| dc.description.abstract | This thesis presents dynamic response and fatigue analyses of several bottom-mounted offshore wind turbine models, simulated in the aero-hydro-servo-elastic simulation tool FAST v8. A 5 MW offshore wind turbine supported on a monopile was used as a reference model, and the effect of different foundation modelling methods, concepts and dimensions was studied.
Default modelling of the wind turbine foundation in FAST is by means of a rigid connection to the seabed, implying that foundation flexibility and soil-structure interaction are not considered. The first objective
of this thesis was to study the effect of including foundation flexibility in the FAST model. The soil-foundation stiffness was represented by adding a fictive beam below the mudline, a procedure called the apparent fixity method. A simplified approach was implemented first, followed by the development of a more exact approach. The second objective was to perform sensitivity analyses of both monopile foundations and suction caisson foundations with different dimensions, with respect to dynamic response and fatigue damage.

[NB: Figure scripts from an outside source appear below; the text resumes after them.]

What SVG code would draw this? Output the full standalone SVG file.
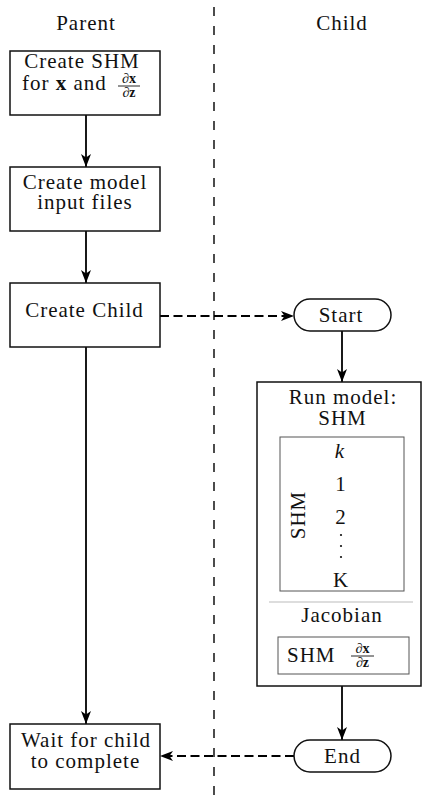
<svg xmlns="http://www.w3.org/2000/svg" width="422" height="803" viewBox="0 0 422 803" font-family="'Liberation Serif', serif" font-size="21" text-anchor="middle" letter-spacing="1">
<style>
.fr{font-size:14px;letter-spacing:0}
.box{fill:#fff;stroke:#111;stroke-width:1.5}
.inner{fill:none;stroke:#555;stroke-width:1}
.conn{fill:none;stroke:#000;stroke-width:1.8}
.dash{stroke-dasharray:9 4.5}
.lane{fill:none;stroke:#000;stroke-width:1.4;stroke-dasharray:9 10}
.t{fill:#111}
</style>
<defs>
<marker id="ah" markerWidth="14" markerHeight="12" refX="13" refY="6" orient="auto" markerUnits="userSpaceOnUse">
<path d="M0,1 L13,6 L0,11 L3.5,6 Z" fill="#000"/>
</marker>
</defs>

<g id="lanes">
<line class="lane" x1="214" y1="7" x2="214" y2="803"/>
<text class="t" x="86" y="30">Parent</text>
<text class="t" x="342" y="30">Child</text>
</g>

<g id="connectors">
<line class="conn" x1="86" y1="115" x2="86" y2="167" marker-end="url(#ah)"/>
<line class="conn" x1="86" y1="231" x2="86" y2="283" marker-end="url(#ah)"/>
<line class="conn" x1="86" y1="347" x2="86" y2="724" marker-end="url(#ah)"/>
<line class="conn dash" x1="160" y1="316" x2="294" y2="316" marker-end="url(#ah)"/>
<line class="conn" x1="342" y1="331" x2="342" y2="382" marker-end="url(#ah)"/>
<line class="conn" x1="342" y1="686" x2="342" y2="740" marker-end="url(#ah)"/>
<line class="conn dash" x1="294" y1="756" x2="160" y2="756" marker-end="url(#ah)"/>
</g>

<g id="create-shm">
<rect class="box" x="10" y="51" width="150" height="64"/>
<text class="t" x="82" y="68">Create SHM</text>
<text class="t" x="22" y="90" text-anchor="start">for <tspan font-weight="bold">x</tspan> and</text>
<text class="t fr" x="129" y="83">∂<tspan font-weight="bold">x</tspan></text>
<line x1="118" y1="86" x2="140" y2="86" stroke="#111" stroke-width="0.9"/>
<text class="t fr" x="129" y="97">∂<tspan font-weight="bold">z</tspan></text>
</g>

<g id="create-input">
<rect class="box" x="10" y="167" width="150" height="64"/>
<text class="t" x="85" y="189">Create model</text>
<text class="t" x="85" y="209">input files</text>
</g>

<g id="create-child">
<rect class="box" x="10" y="283" width="150" height="64"/>
<text class="t" x="84.5" y="317">Create Child</text>
</g>

<g id="wait">
<rect class="box" x="10" y="724" width="150" height="65"/>
<text class="t" x="86" y="747">Wait for child</text>
<text class="t" x="85.5" y="768">to complete</text>
</g>

<g id="start">
<rect class="box" x="294" y="299" width="97" height="32" rx="16"/>
<text class="t" x="341" y="322">Start</text>
</g>

<g id="end">
<rect class="box" x="294" y="740" width="97" height="32" rx="16"/>
<text class="t" x="342.5" y="763">End</text>
</g>

<g id="run-model">
<rect class="box" x="257" y="382" width="164" height="304"/>
<text class="t" x="343" y="404">Run model:</text>
<text class="t" x="342.5" y="425">SHM</text>
<rect class="inner" x="280" y="437" width="124" height="154"/>
<text class="t" x="340" y="458" font-style="italic">k</text>
<text class="t" x="341" y="491">1</text>
<text class="t" x="341" y="524">2</text>
<circle cx="341" cy="535" r="1.1" fill="#111"/>
<circle cx="341" cy="546" r="1.1" fill="#111"/>
<circle cx="341" cy="557" r="1.1" fill="#111"/>
<text class="t" x="341" y="587">K</text>
<text class="t" transform="translate(305,515) rotate(-90)" x="0" y="0">SHM</text>
<line x1="269" y1="602" x2="413" y2="602" stroke="#bbb" stroke-width="1.2"/>
<text class="t" x="342" y="622">Jacobian</text>
<rect class="inner" x="278" y="637" width="131" height="37" stroke="#333"/>
<text class="t" x="287" y="662" text-anchor="start">SHM</text>
<text class="t fr" x="362.5" y="653">∂<tspan font-weight="bold">x</tspan></text>
<line x1="351" y1="656" x2="374" y2="656" stroke="#111" stroke-width="0.9"/>
<text class="t fr" x="362.5" y="667">∂<tspan font-weight="bold">z</tspan></text>
</g>
</svg>
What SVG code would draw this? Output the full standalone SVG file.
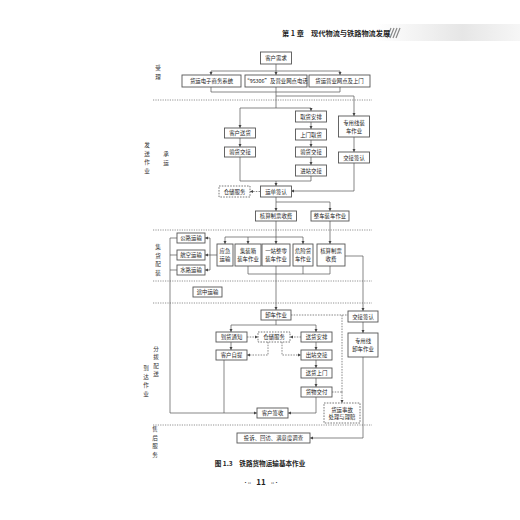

It was concluded that foundation modelling is an important topic in offshore wind turbine research and development. Neglecting the flexibility of the foundation lead to underpredictions of structural dynamic response and fatigue damage, while modelling the foundation with the simplifications made in the first method lead to overpredictions. Furthermore, reducing the monopile subsoil length had no significant effect on the FAST output and the fatigue life, while reducing the monopile wall thickness lead to large increases in fatigue damage, and hence large reductions in fatigue life. Regarding both the suction caisson foundations and the monopile foundations, it was concluded that further analyses with respect to soil capacity and buckling would have to be performed to make valid conclusions on required dimensions. | |